Byline: JONATHAN FOREMAN

VENEZUELAN President Hugo Chavez was met by a welcome rally of supporters yesterday at the beginning of a two-day visit. Today he will have lunch with London mayor Ken Livingstone and meetings with Leftwing MPs and trade unions.

The authoritarian South American has become an icon for the Left - but the truth is that he has exploited his country's oil wealth to launch an onslaught on democracy. . .

LONDON'S mayor, Ken Livingstone, has befriended some unlikely and unpleasant people over the years, from the Provisional IRA to enthusiasts for Islamist suicide bombing.

But few are as bizarre as Hugo Chavez, the beret-wearing, coup-launching President of Venezuela, whom he is hosting on his current two-day visit to Britain.

Chavez has hit global headlines by supporting Iran's dreams of building nuclear weapons, by befriending North Korea, by subsidising Castro's creaking but still vicious Cuban dictatorship, by cosying up to the Taliban - after September 11 - and by offering a haven to Colombia's narco-terrorists.

In 2001 Chavez paid state visits to Libya, Iran and Iraq, where he was feted by Saddam Hussein. In fact, name a nasty anti-Western regime that supports terrorism or seeks nuclear weapons - or both - and Chavez has probably come out in its favour.
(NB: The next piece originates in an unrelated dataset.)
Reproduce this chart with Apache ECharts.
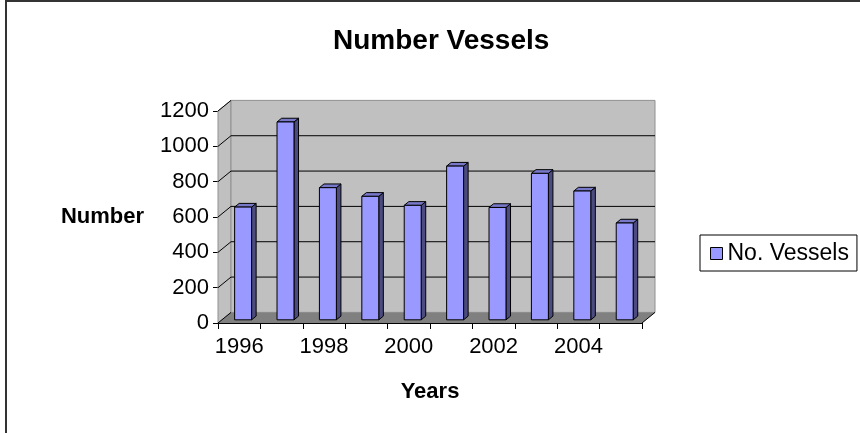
<!DOCTYPE html>
<html>
<head>
<meta charset="utf-8">
<script src="https://cdn.jsdelivr.net/npm/echarts@6/dist/echarts.min.js"></script>
<style>
  html, body { margin: 0; padding: 0; background: #fff; }
  #chart { width: 860px; height: 433px; }
</style>
</head>
<body>
<div id="chart"></div>
<script>
// data
var years = ['1996', '1997', '1998', '1999', '2000', '2001', '2002', '2003', '2004', '2005']
var vessels = [638, 1120, 748, 699, 648, 870, 636, 829, 729, 548]
var yMax = 1200
var yStep = 200

// depth of the fake 3d box (front plane -> back wall)
var DX = 13
var DY = -10.6
var FONT = 'Liberation Sans, Arial, sans-serif'

var chart = echarts.init(document.getElementById('chart'))

function renderWalls(params, api) {
	var cs = params.coordSys
	var x0 = cs.x, x1 = cs.x + cs.width
	var yT = cs.y, yB = cs.y + cs.height
	var kids = []
	// left side wall
	kids.push({
		type: 'polygon',
		shape: { points: [[x0, yT], [x0 + DX, yT + DY], [x0 + DX, yB + DY], [x0, yB]] },
		style: { fill: '#c0c0c0', stroke: '#909090', lineWidth: 1 }
	})
	// back wall
	kids.push({
		type: 'rect',
		shape: { x: x0 + DX, y: yT + DY, width: x1 - x0, height: yB - yT },
		style: { fill: '#c0c0c0', stroke: '#909090', lineWidth: 1 }
	})
	// floor
	kids.push({
		type: 'polygon',
		shape: { points: [[x0, yB], [x1, yB], [x1 + DX, yB + DY], [x0 + DX, yB + DY]] },
		style: { fill: '#808080', stroke: null }
	})
	kids.push({
		type: 'line',
		shape: { x1: x1, y1: yB, x2: x1 + DX, y2: yB + DY },
		style: { stroke: '#000', lineWidth: 1 }
	})
	// gridlines on back wall + side wall
	for (var v = 0; v <= yMax; v += yStep) {
		var y = api.coord([0, v])[1]
		kids.push({
			type: 'line',
			shape: { x1: x0, y1: y, x2: x0 + DX, y2: y + DY },
			style: { stroke: '#000', lineWidth: 1 }
		})
		if (v > 0 && v < yMax) {
			kids.push({
				type: 'line',
				shape: { x1: x0 + DX, y1: y + DY, x2: x1 + DX, y2: y + DY },
				style: { stroke: '#000', lineWidth: 1 }
			})
		}
	}
	return { type: 'group', children: kids }
}

function renderBar(params, api) {
	var top = api.coord([api.value(0), api.value(1)])
	var base = api.coord([api.value(0), 0])
	var bw = api.size([1, 0])[0] * 0.4
	var ox = DX * 0.3, oy = DY * 0.3
	var dx = DX * 0.35, dy = DY * 0.35
	var xa = top[0] - bw / 2 + ox, xb = xa + bw
	var ya = top[1] + oy, yb = base[1] + oy
	return {
		type: 'group',
		children: [
			{
				type: 'polygon',
				shape: { points: [[xb, ya], [xb + dx, ya + dy], [xb + dx, yb + dy], [xb, yb]] },
				style: { fill: '#4b4b80', stroke: '#000', lineWidth: 1 }
			},
			{
				type: 'polygon',
				shape: { points: [[xa, ya], [xa + dx, ya + dy], [xb + dx, ya + dy], [xb, ya]] },
				style: { fill: '#7878c8', stroke: '#000', lineWidth: 1 }
			},
			{
				type: 'rect',
				shape: { x: xa, y: ya, width: bw, height: yb - ya },
				style: { fill: '#9999ff', stroke: '#000', lineWidth: 1 }
			}
		]
	}
}

var option = {
	animation: false,
	backgroundColor: '#fff',
	title: {
		text: 'Number Vessels',
		left: 328,
		top: 22,
		textStyle: { fontFamily: FONT, fontSize: 28, fontWeight: 'bold', color: '#000' }
	},
	legend: {
		data: [{ name: 'No. Vessels', icon: 'rect' }],
		left: 700,
		top: 235,
		width: 158,
		padding: [7, 8, 6, 10],
		borderColor: '#000',
		borderWidth: 1,
		itemWidth: 12,
		itemHeight: 12,
		itemGap: 5,
		itemStyle: { color: '#9999ff', borderColor: '#000', borderWidth: 1 },
		textStyle: { fontFamily: FONT, fontSize: 23, color: '#000', padding: [0, 0, 0, 0] }
	},
	grid: { left: 218, top: 111, width: 424, height: 212 },
	xAxis: {
		type: 'category',
		data: years,
		name: 'Years',
		nameLocation: 'middle',
		nameGap: 58,
		nameTextStyle: { fontFamily: FONT, fontSize: 22, fontWeight: 'bold', color: '#000' },
		axisLine: { lineStyle: { color: '#000', width: 1 } },
		axisTick: { show: true, length: 6, interval: 0, lineStyle: { color: '#000' } },
		axisLabel: { interval: 1, margin: 13, fontFamily: FONT, fontSize: 22, color: '#000' },
		splitLine: { show: false }
	},
	yAxis: {
		type: 'value',
		min: 0,
		max: yMax,
		interval: yStep,
		name: 'Number',
		nameLocation: 'middle',
		nameRotate: 0,
		nameGap: 74,
		nameTextStyle: { fontFamily: FONT, fontSize: 22, fontWeight: 'bold', color: '#000' },
		axisLine: { show: true, lineStyle: { color: '#000', width: 1 } },
		axisTick: { show: true, length: 5, lineStyle: { color: '#000' } },
		axisLabel: {
			margin: 9, fontFamily: FONT, fontSize: 22, color: '#000',
			formatter: function (value) { return String(value) }
		},
		splitLine: { show: false }
	},
	graphic: [{
		type: 'rect',
		shape: { x: 6, y: 1, width: 900, height: 500 },
		style: { fill: null, stroke: '#333', lineWidth: 2 },
		silent: true
	}],
	series: [
		{
			name: 'walls',
			type: 'custom',
			renderItem: renderWalls,
			data: [[0, 0]],
			silent: true,
			z: 1
		},
		{
			name: 'No. Vessels',
			type: 'custom',
			renderItem: renderBar,
			itemStyle: { color: '#9999ff', borderColor: '#000', borderWidth: 1 },
			encode: { x: 0, y: 1 },
			data: vessels.map(function (v, i) { return [i, v] }),
			z: 3
		}
	]
}

chart.setOption(option)
</script>
</body>
</html>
He has also praised Zimbabwe's racist dictator Robert Mugabe as 'a true freedom fighter', called Tony Blair an 'ally of Hitler' for his alliance with George W. Bush, and urged the 'return' of the Falkland Islands to Argentina.

He has threatened the Dutch- owned islands of Aruba and Curacao, and attacked Halloween as an American plot to make his people afraid. At one point he called the terrorist known as Carlos the Jackal 'the greatest living Venezuelan'.

Chavez, 51, has become the latest addition to the romantic Leftwing pantheon that includes Che Guevara, Fidel Castro and the Sandinista boss Daniel Ortega - murderers all. Chavez himself is actually more like Juan and Eva Peron of Argentina in his populism and in the clever way he has turned Venezuela's democracy into a virtual one party state.

In doing so, he has also endeared himself to Left-wingers abroad in one other significant way: with an all-out war on the middle class.

Though democratically elected in 1998, this former army colonel has personal control of the executive, the judiciary, armed forces, education and the oil industry (he indirectly controls the Press through intimidation and self-censorship) all but ensuring his continuation in power for years to come.

BESIDES the fact that it's the world's fifth-largest oil producer (the biggest outside the Middle East), Venezuela has traditionally been more democratic, stable and prosperous than most Latin American countries. In 1971, it had a higher per capita income than Japan.

And unlike many countries in the region, it has - or had - a large middle class. This middle class continued to grow despite socialist policies followed in the Seventies when the oil industry was nationalised, and the shock to its economy when oil prices plunged during the Eighties and Nineties.

But under Chavez professionals, managers and executives have been sacked and replaced with political supporters or army officers. He actively foments popular hatred of the middle classes and upper classes, blaming them, along with America, capitalism and globalisation, for poverty and everything else that is wrong with the country.

Many middleclass people believe that this has contributed to the increase in already sky-high rates of violent crime, especially robbery and kidnapping.

Mass demonstrations and strikes have often been met with brutal violence.

Now business owners and shopkeepers are beginning to emigrate in huge numbers. Though sometimes officials make it hard for them to get passports, there are long lines outside the Spanish, British, U.